Later, I had my own shop, selling tunics. I'd wear an old hussar's tunic around the shop. It had a furry collar and braid on the front. It was used in the film The Charge of the Light Brigade. Jimi Hendrix used to come in and drive me crazy about this tunic and finally he persuaded me to sell it to him. He gave me pounds 100, which was a fortune in those days. He went on to wear it on stage all the time. I wish I knew where it was now.

When the Abbey Road album came out I got an Abbey Road street sign and got it signed by The Beatles and put it in the shop window. I wish I hadn't, because I came to work one morning and found the window smashed and it was gone. There were a lot of drugs, too. I was part of all that, I'm not embarrassed about it. If you wanted drugs all you had to do was go to the Roaring 20s club in Carnaby Street and score.

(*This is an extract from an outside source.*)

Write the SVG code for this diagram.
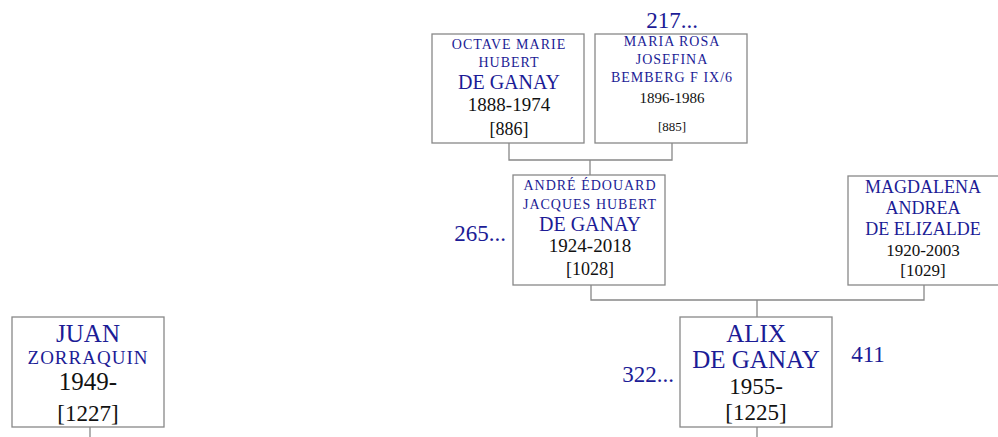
<svg xmlns="http://www.w3.org/2000/svg" width="998" height="437" viewBox="0 0 998 437" font-family="'Liberation Serif', 'DejaVu Serif', serif">
<style>
.box{fill:#fff;stroke:#888;stroke-width:1.3}
.ln{fill:none;stroke:#888;stroke-width:1.3}
text{text-anchor:middle}
.n{fill:#1c1c96}
.s{letter-spacing:1px}
.d{fill:#111}
.num{fill:#1c1c96;font-size:23px}
</style>
<rect width="998" height="437" fill="#fff"/>
<g id="connectors">
<path class="ln" d="M509 143V160H672V143M590 160V175"/>
<path class="ln" d="M591 285V300H924V285M757 300V317"/>
<path class="ln" d="M757 427V437"/>
<path class="ln" d="M90 427V437"/>
</g>
<g id="octave">
<rect class="box" x="432" y="34" width="152" height="109"/>
<text class="n s" x="509" y="49" font-size="14">OCTAVE MARIE</text>
<text class="n s" x="509" y="67" font-size="14">HUBERT</text>
<text class="n" x="509" y="89" font-size="20">DE GANAY</text>
<text class="d" x="509" y="111" font-size="19">1888-1974</text>
<text class="d" x="509" y="135" font-size="18">[886]</text>
</g>
<g id="maria">
<rect class="box" x="595" y="34" width="152" height="109"/>
<text class="n s" x="672" y="46" font-size="14">MARIA ROSA</text>
<text class="n s" x="672" y="64" font-size="14">JOSEFINA</text>
<text class="n s" x="672" y="82" font-size="14">BEMBERG F IX/6</text>
<text class="d" x="672" y="103" font-size="15">1896-1986</text>
<text class="d" x="672" y="131" font-size="13">[885]</text>
</g>
<text class="num" x="672" y="28">217...</text>
<g id="andre">
<rect class="box" x="513" y="175" width="152" height="110"/>
<text class="n s" x="590" y="190" font-size="14">ANDRÉ ÉDOUARD</text>
<text class="n s" x="590" y="209" font-size="14">JACQUES HUBERT</text>
<text class="n" x="590" y="231" font-size="20">DE GANAY</text>
<text class="d" x="590" y="252" font-size="19">1924-2018</text>
<text class="d" x="590" y="275" font-size="18">[1028]</text>
</g>
<text class="num" x="480" y="241">265...</text>
<g id="magdalena">
<rect class="box" x="848" y="176" width="152" height="109"/>
<text class="n" x="923" y="193" font-size="18">MAGDALENA</text>
<text class="n" x="923" y="214" font-size="18">ANDREA</text>
<text class="n" x="923" y="235" font-size="18">DE ELIZALDE</text>
<text class="d" x="923" y="256" font-size="17">1920-2003</text>
<text class="d" x="923" y="276" font-size="17">[1029]</text>
</g>
<g id="alix">
<rect class="box" x="680" y="317" width="152" height="110"/>
<text class="n" x="756" y="342" font-size="25">ALIX</text>
<text class="n" x="756" y="368" font-size="25">DE GANAY</text>
<text class="d" x="756" y="394" font-size="23">1955-</text>
<text class="d" x="756" y="420" font-size="23">[1225]</text>
</g>
<text class="num" x="648" y="382">322...</text>
<text class="num" x="868" y="362">411</text>
<g id="juan">
<rect class="box" x="12" y="317" width="152" height="110"/>
<text class="n" x="88" y="342" font-size="25">JUAN</text>
<text class="n s" x="88" y="364" font-size="19">ZORRAQUIN</text>
<text class="d" x="88" y="390" font-size="25">1949-</text>
<text class="d" x="88" y="421" font-size="23">[1227]</text>
</g>
</svg>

In the mid-Sixties there were lots of people with no business experience, but loads of talent and huge amounts of money in rock 'n' roll and fashion.

You'd never go to a business meeting straight: you were always stoned, so you'd take along an accountant and a solicitor and they would stick bits of paper in front of your face and tell you where to sign.

They did keep straight and they were the guys who eventually stole everything from Carnaby Street. They were like early yuppies and they changed Carnaby Street completely. A lot of Asians began coming to London and greedy white landlords would cram 10 of them into one shop and then charge them a high rent.

Westminster council should buy Carnaby Street and they should get someone like myself to change it. I would clear everybody out (all these chains of High Street shops), and give it back to talented, creative individuals. I would give them a plot at a sensible rent and they could produce and sell good stuff, without the pressure of paying ridiculous rents.

Of course, this couldn't happen because it wouldn't make so much money. And that's all a lot of people care about these days.